Dans cet article, l’auteur montre en effet combien "les différentes applications du bois énergie se caractérisent par leur rendement. Les dernières générations de matériel permettent des rendements (...) supérieurs à 90%". On notera ainsi l’utilisation de techniques très pointues comme les réseaux de chaleur (transport de chaleur à plusieurs clients à partir d’un point de production unique) ou la cogénération (combinaison de ressources énergétiques fossiles et renouvelables pour la production d’énergies) qui, associées dans des usages collectifs ou particuliers tels que des inserts fermés de cheminées ou des chaudières de cheminées, font bondir le rendement énergétique du bois de 15% (rendement d’une cheminée ouverte) à... 95% (rendement d’une chaudière à granulés de bois ou d’un réseau de chaleur).

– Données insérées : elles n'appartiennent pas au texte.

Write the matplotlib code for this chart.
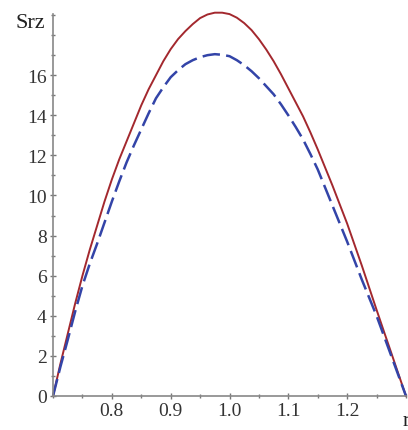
import matplotlib
matplotlib.use("Agg")
import matplotlib.pyplot as plt
import numpy as np
from matplotlib.ticker import MultipleLocator, FixedLocator

r = np.round(np.arange(0.7, 1.30001, 0.0125), 4)
srz_solid = [0, 1.6, 3.1, 4.6, 6.0, 7.3, 8.5, 9.7, 10.8, 11.8, 12.7, 13.6,
             14.5, 15.3, 16.0, 16.7, 17.3, 17.8, 18.2, 18.55, 18.85, 19.03, 19.12, 19.12,
             19.05, 18.87, 18.6, 18.25, 17.8, 17.28, 16.7, 16.05, 15.35, 14.65, 13.95, 13.15,
             12.3, 11.4, 10.5, 9.55, 8.6, 7.55, 6.5, 5.4, 4.3, 3.22, 2.15, 1.07, 0]
srz_dash = [0, 1.45, 2.8, 4.2, 5.5, 6.6, 7.6, 8.65, 9.7, 10.7, 11.65, 12.5,
            13.3, 14.1, 14.85, 15.4, 15.9, 16.25, 16.55, 16.75, 16.9, 17.0, 17.05, 17.02,
            16.95, 16.75, 16.5, 16.2, 15.85, 15.45, 15.05, 14.55, 14.0, 13.42, 12.8, 12.07,
            11.3, 10.4, 9.5, 8.6, 7.7, 6.75, 5.8, 4.9, 4.0, 3.0, 2.0, 1.0, 0]
x_ticks = [0.8, 0.9, 1.0, 1.1, 1.2]
x_ticklabels = ["0.8", "0.9", "1.0", "1.1", "1.2"]
y_ticks = [0, 2, 4, 6, 8, 10, 12, 14, 16]

plt.rcParams['font.family'] = ['Liberation Serif', 'DejaVu Serif']

fig = plt.figure(figsize=(4.08, 4.31), dpi=100)
ax = fig.add_axes([0.130, 0.079, 0.865, 0.886])

ax.plot(r, srz_solid, color="#a3282e", lw=1.4, clip_on=False)
ax.plot(r, srz_dash, color="#3344a8", lw=1.8, dashes=(7, 2.5), clip_on=False)

ax.set_xlim(0.7, 1.3)
ax.set_ylim(0, 19.05)

for s in ["top", "right"]:
    ax.spines[s].set_visible(False)
for s in ["left", "bottom"]:
    ax.spines[s].set_color("#888888")
    ax.spines[s].set_linewidth(1.2)

ax.xaxis.set_major_locator(FixedLocator(x_ticks))
ax.set_xticklabels(x_ticklabels)
ax.xaxis.set_minor_locator(MultipleLocator(0.05))
ax.yaxis.set_major_locator(FixedLocator(y_ticks))
ax.yaxis.set_minor_locator(MultipleLocator(1))
ax.tick_params(which="major", direction="inout", length=5, width=1, color="#777777",
               labelsize=14, labelcolor="#333333", pad=2)
ax.tick_params(which="minor", direction="inout", length=3, width=1, color="#777777")

ax.text(-0.022, 19.1, "Srz", ha="right", va="top", fontsize=16, color="#222222",
        transform=ax.get_yaxis_transform())
ax.text(1.3, -0.04, "r", ha="center", va="top", fontsize=15, color="#222222",
        transform=ax.get_xaxis_transform())

fig.savefig("out.png", dpi=100)
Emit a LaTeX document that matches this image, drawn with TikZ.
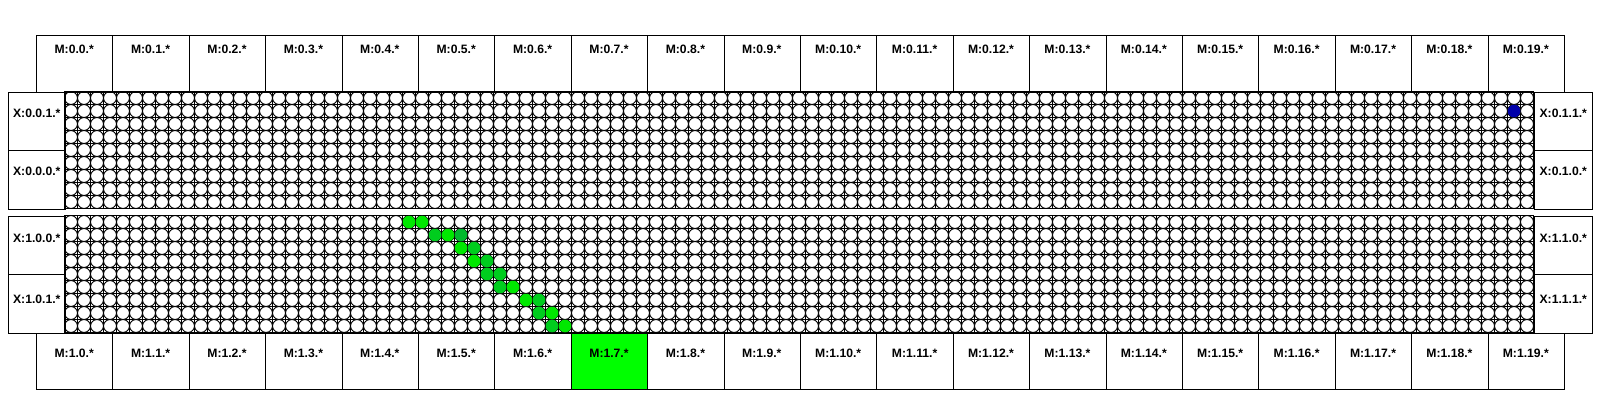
\documentclass[tikz,border=0pt]{standalone}
\usepackage{fontspec}
\setmainfont{Liberation Sans}
\definecolor{gA}{RGB}{0,232,0}
\definecolor{gB}{RGB}{0,205,30}
\definecolor{gC}{RGB}{0,185,45}
\definecolor{dotblue}{RGB}{0,0,170}
\definecolor{boxgreen}{RGB}{0,255,0}
\begin{document}
\begin{tikzpicture}[x=1bp,y=-1bp,
  lbl/.style={font=\bfseries\fontsize{12.2}{14}\selectfont, inner sep=0pt},
  mbox/.style={draw=black, line width=1bp, minimum width=76.4bp, minimum height=56.7bp, inner sep=0pt, anchor=north west},
  xboxl/.style={draw=black, line width=1bp, minimum width=56.5bp, minimum height=58.5bp, inner sep=0pt, anchor=north west},
  xboxr/.style={draw=black, line width=1bp, minimum width=58.5bp, minimum height=58.5bp, inner sep=0pt, anchor=north west},
  gline/.style={draw=black, line width=1bp},
  cell/.style={draw=black, fill=white, line width=0.9bp},
  frame/.style={draw=black, line width=1bp}
]
\useasboundingbox (0,0) rectangle (1600,400);
\def\P{13}
% ---------- two meshes ----------
\foreach \gy/\gn in {91.5/up,215.5/lo}{
  \begin{scope}[shift={(64.5,\gy)}]
    \foreach \i in {0,...,113}{ \draw[gline] ({\i*\P},0) -- ({\i*\P},{9*\P}); }
    \foreach \j in {0,...,9}{ \draw[gline] (0,{\j*\P}) -- ({113*\P},{\j*\P}); }
    \foreach \c in {0,...,112}{
      \foreach \r in {0,...,8}{
        \draw[cell] ({(\c+0.5)*\P},{(\r+0.5)*\P}) circle[radius=6.45bp];
      }
    }
    \draw[frame] (0,0) rectangle ({113*\P},{9*\P});
  \end{scope}
}
% ---------- highlighted cores ----------
\begin{scope}[shift={(64.5,215.5)}]
  \foreach \r/\c/\col in {0/26/gA,0/27/gA,1/28/gB,1/29/gA,1/30/gC,2/30/gA,2/31/gB,3/31/gA,3/32/gB,4/32/gB,4/33/gB,5/33/gB,5/34/gA,6/35/gA,6/36/gB,7/36/gB,7/37/gA,8/37/gB,8/38/gA}{
    \fill[\col] ({(\c+0.5)*\P},{(\r+0.5)*\P}) circle[radius=6.3bp];
  }
\end{scope}
\begin{scope}[shift={(64.5,91.5)}]
  \fill[dotblue] ({(111+0.5)*\P},{(1+0.5)*\P}) circle[radius=6.3bp];
\end{scope}
% ---------- M boxes ----------
\foreach \k in {0,...,19}{
  \node[mbox] (mt\k) at ({36+\k*76.4},34.8) {};
  \node[lbl] (mtl\k) at ({36+(\k+0.5)*76.4},49.5) {M:0.\k.*};
}
\foreach \k in {0,...,19}{
  \ifnum\k=7
    \node[mbox, fill=boxgreen] (mb\k) at ({36+\k*76.4},332.5) {};
  \else
    \node[mbox] (mb\k) at ({36+\k*76.4},332.5) {};
  \fi
  \node[lbl] (mbl\k) at ({36+(\k+0.5)*76.4},353.5) {M:1.\k.*};
}
% ---------- X boxes ----------
\node[xboxl] (xa) at (8,91.5) {};
\node[xboxl] (xb) at (8,150) {};
\node[xboxr] (xc) at (1533.5,91.5) {};
\node[xboxr] (xd) at (1533.5,150) {};
\node[xboxl] (xe) at (8,215.5) {};
\node[xboxl] (xf) at (8,274) {};
\node[xboxr] (xg) at (1533.5,215.5) {};
\node[xboxr] (xh) at (1533.5,274) {};
\node[lbl] (xal) at (xa.center |- 0,113) {X:0.0.1.*};
\node[lbl] (xbl) at (xb.center |- 0,171) {X:0.0.0.*};
\node[lbl] (xcl) at (xc.center |- 0,113) {X:0.1.1.*};
\node[lbl] (xdl) at (xd.center |- 0,171) {X:0.1.0.*};
\node[lbl] (xel) at (xe.center |- 0,238) {X:1.0.0.*};
\node[lbl] (xfl) at (xf.center |- 0,299) {X:1.0.1.*};
\node[lbl] (xgl) at (xg.center |- 0,238) {X:1.1.0.*};
\node[lbl] (xhl) at (xh.center |- 0,299) {X:1.1.1.*};
\end{tikzpicture}
\end{document}
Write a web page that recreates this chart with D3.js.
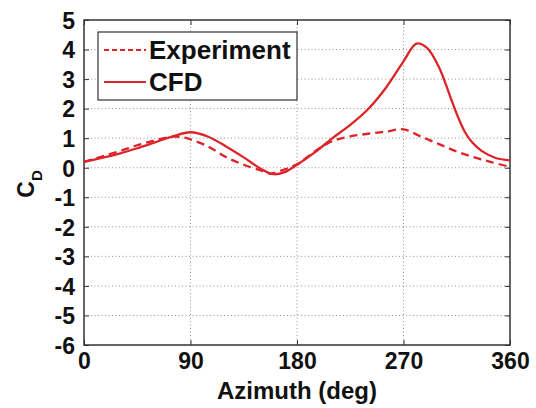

Bois-énergie : combinaison de savoir-faire technologiques et de volontés politiques

Si, comme le montre l’étude d’Environnement Canada citée au début de notre article, le chauffage au bois résidentiel peut être une source importante de pollution atmosphérique s’il n’est pas pratiqué au moyen d’appareils modernes et contrôlés, il n’en demeure pas moins l’une des solutions de substitution aux énergies fossiles le plus en vue. Ce plébiscite est en grande partie dû à une efficacité calorifère remarquable que des efforts technologiques sans précédent ont peu à peu poussée à son maximum. Mais gageons que le politique aura sans doute perçu qu’outre l’argument "environnemental" dont la filière bois énergie aura su se parer, celle-ci s’offrait à lui comme un remarquable vecteur d’application, extraordinairement et "ataviquement" populaire, des engagements internationaux pris il y a quelques années, lors d’un sommet, à Kyoto, qui réunit alors toutes les meilleures intentions d’un monde malade de son énergie.